When Yields Are No Longer "High" - What Junk Bonds Are Saying Today

• https://www.zerohedge.com, by Hozef Arif

2019 has been a banner year so far for this riskiest segment of the publicly traded corporate bond markets, with a stellar +11.1% total return year-to-date and in the process driving yields down to 5.8%, a level not seen in HY since January 2018. HY performance also compares very favorably to +18.8% total return for the S&P500 and is nearly equal to the +11.6% total return for the Russell 2000.

This search for yield has culminated in events like issuance of an 8.5 year maturity HY bond @ 3.875% by a fast food chain owner, Restaurant Brands (ticker: QSR).

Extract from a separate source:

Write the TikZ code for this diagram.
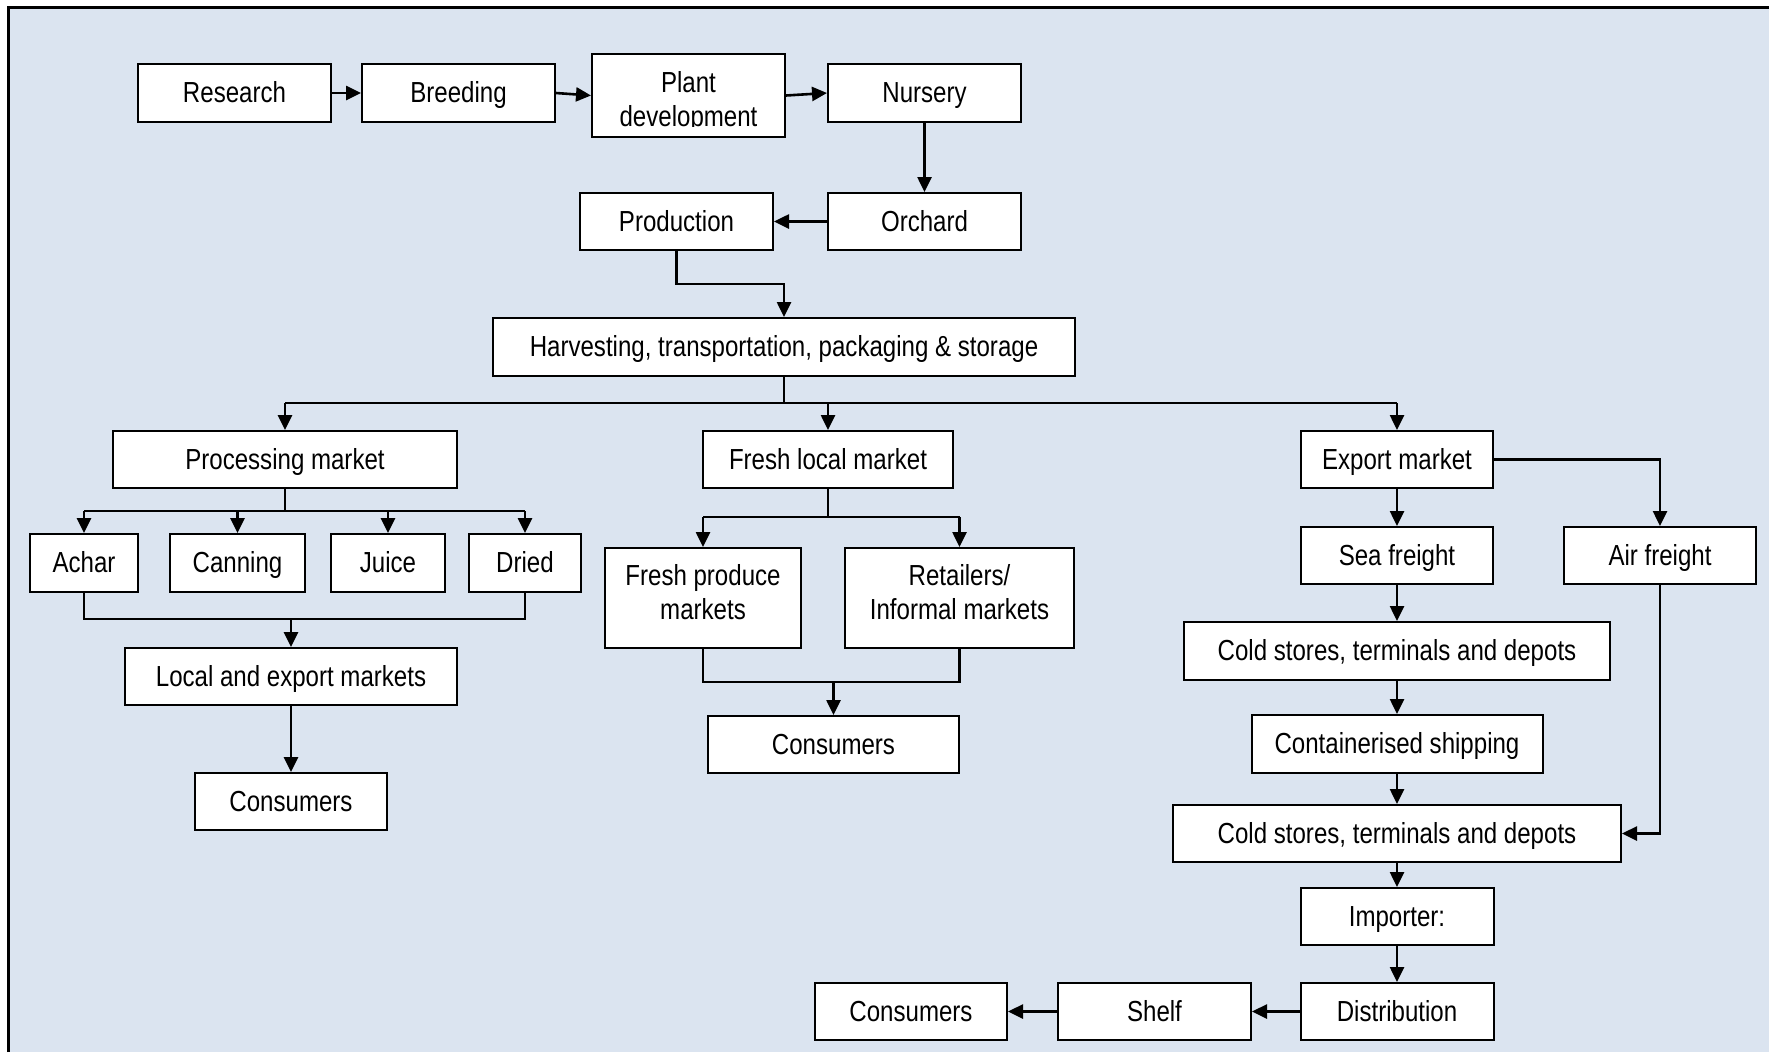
\documentclass[tikz,border=0pt]{standalone}
\usepackage{fontspec}
\setmainfont{Liberation Sans}[FakeStretch=0.83]
\usetikzlibrary{arrows.meta,calc}
\definecolor{bgblue}{RGB}{219,228,240}
\newcommand\diafont{\fontsize{29bp}{34bp}\selectfont}
\tikzset{
 wh/.style 2 args={minimum width=#1bp, minimum height=#2bp},
 box/.style={draw=black, fill=white, line width=2bp, inner sep=0pt, font=\diafont, text height=21bp, text depth=2bp},
 tbox/.style={draw=black, fill=white, line width=2bp, inner sep=0pt},
 ttext/.style={inner sep=0pt, font=\diafont, align=center},
 conn/.style={line width=2.6bp, draw=black},
 arr/.style={conn, -{Triangle[length=15bp,width=14bp]}},
}
\begin{document}
\begin{tikzpicture}[x=1bp,y=-1bp]
\fill[white] (0,0) rectangle (1769,1052);
\useasboundingbox (0,0) rectangle (1769,1052);
\fill[bgblue] (8,7.5) rectangle (1769,1052);
\draw[line width=3bp] (8,1052) -- (8,7.5) -- (1769,7.5);

% top row
\node[box, wh={193}{58}] (research) at (234.5,93) {Research};
\node[box, wh={193}{58}] (breeding) at (458.5,93) {Breeding};
\node[tbox, wh={193}{83}] (plant) at (688.5,95.5) {};
\begin{scope}
\clip (plant.north west) rectangle (plant.east |- 0,126.5);
\node[ttext] (plantt) at (688.5,101.6) {Plant\\development};
\end{scope}
\node[box, wh={193}{58}] (nursery) at (924.5,93) {Nursery};
\node[box, wh={193}{57}] (orchard) at (924.5,221.5) {Orchard};
\node[box, wh={193}{57}] (production) at (676.5,221.5) {Production};
\node[box, wh={582}{58}] (harv) at (784,347) {Harvesting, transportation, packaging \& storage};

% markets
\node[box, wh={344}{57}] (proc) at (285,459.5) {Processing market};
\node[box, wh={250}{57}] (fresh) at (828,459.5) {Fresh local market};
\node[box, wh={192}{57}] (export) at (1397,459.5) {Export market};

% processing branch
\node[box, wh={108}{58}] (achar) at (84,563) {Achar};
\node[box, wh={135}{58}] (canning) at (237.5,563) {Canning};
\node[box, wh={114}{58}] (juice) at (388,563) {Juice};
\node[box, wh={112}{58}] (dried) at (525,563) {Dried};
\node[box, wh={332}{57}] (local) at (291,676.5) {Local and export markets};
\node[box, wh={192}{57}] (consA) at (291,801.5) {Consumers};

% fresh branch
\node[tbox, wh={196}{100}] (fpm) at (703,598) {};
\node[ttext] (fpmt) at (703,592.5) {Fresh produce\\markets};
\node[tbox, wh={229}{100}] (retail) at (959.5,598) {};
\node[ttext] (retailt) at (959.5,592.5) {Retailers/\\Informal markets};
\node[box, wh={251}{57}] (consB) at (833.5,744.5) {Consumers};

% export branch
\node[box, wh={192}{57}] (sea) at (1397,555.5) {Sea freight};
\node[box, wh={192}{57}] (air) at (1660,555.5) {Air freight};
\node[box, wh={426}{58}] (coldA) at (1397,651) {Cold stores, terminals and depots};
\node[box, wh={291}{58}] (cont) at (1397,744) {Containerised shipping};
\node[box, wh={448}{57}] (coldB) at (1397,833.5) {Cold stores, terminals and depots};
\node[box, wh={193}{57}] (importer) at (1397,916.5) {Importer:};
\node[box, wh={193}{57}] (distrib) at (1397,1011.5) {Distribution};
\node[box, wh={193}{57}] (shelf) at (1154.5,1011.5) {Shelf};
\node[box, wh={192}{57}] (consC) at (911,1011.5) {Consumers};

% connectors: top
\draw[arr] (research.east) -- (breeding.west);
\draw[arr] (breeding.east) -- (plant.west);
\draw[arr] (plant.east) -- (nursery.west);
\draw[arr] (nursery.south) -- (orchard.north);
\draw[arr] (orchard.west) -- (production.east);
\coordinate (pturn) at (0,284);
\draw[arr] (production.south) -- (production.south |- pturn) -| (harv.north);

% harvest bus
\coordinate (hbus) at (0,403);
\draw[conn] (harv.south) -- (harv.south |- hbus);
\draw[conn] (proc.north |- hbus) -- (export.north |- hbus);
\draw[arr] (proc.north |- hbus) -- (proc.north);
\draw[arr] (fresh.north |- hbus) -- (fresh.north);
\draw[arr] (export.north |- hbus) -- (export.north);

% processing
\coordinate (pbus) at (0,511);
\draw[conn] (proc.south) -- (proc.south |- pbus);
\draw[conn] (achar.north |- pbus) -- (dried.north |- pbus);
\draw[arr] (achar.north |- pbus) -- (achar.north);
\draw[arr] (canning.north |- pbus) -- (canning.north);
\draw[arr] (juice.north |- pbus) -- (juice.north);
\draw[arr] (dried.north |- pbus) -- (dried.north);
\coordinate (pjoin) at (0,619);
\draw[conn] (achar.south) |- (dried.south |- pjoin) -- (dried.south);
\draw[arr] (local.north |- pjoin) -- (local.north);
\draw[arr] (local.south) -- (consA.north);

% fresh
\coordinate (fbus) at (0,517);
\draw[conn] (fresh.south) -- (fresh.south |- fbus);
\draw[conn] (fpm.north |- fbus) -- (retail.north |- fbus);
\draw[arr] (fpm.north |- fbus) -- (fpm.north);
\draw[arr] (retail.north |- fbus) -- (retail.north);
\coordinate (fjoin) at (0,682);
\draw[conn] (fpm.south) |- (retail.south |- fjoin) -- (retail.south);
\draw[arr] (consB.north |- fjoin) -- (consB.north);

% export
\draw[arr] (export.south) -- (sea.north);
\draw[arr] (export.east) -| (air.north);
\draw[arr] (sea.south) -- (coldA.north);
\draw[arr] (coldA.south) -- (cont.north);
\draw[arr] (cont.south) -- (coldB.north);
\draw[arr] (air.south) |- (coldB.east);
\draw[arr] (coldB.south) -- (importer.north);
\draw[arr] (importer.south) -- (distrib.north);
\draw[arr] (distrib.west) -- (shelf.east);
\draw[arr] (shelf.west) -- (consC.east);
\end{tikzpicture}
\end{document}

This is among the lowest yield for an 8+ year maturity corporate HY bond since Ball Packaging (ticker: BLL) issued a 10-year HY bond @ 4% in the spring of 2013, right before the market got hit with a "taper tantrum" selloff in rates that summer. 

While conditions were quite different at the time (no signs of yield curve inversion in 2013, for one), any number of catalysts today could trigger a selloff in rates from their current low levels - less dovish European Central Bank ? German stimulus ? Market speculating a pickup in global growth ? Fed failing to deliver rate cuts on the market's schedule ? Hard to say and predict. Nonetheless it may be instructive to see what clues the current HY market offers in the context of history if the one-way ride lower in interest rates were to suddenly reverse. After all, falling interest rates have contributed to half the total return in HY bonds this year.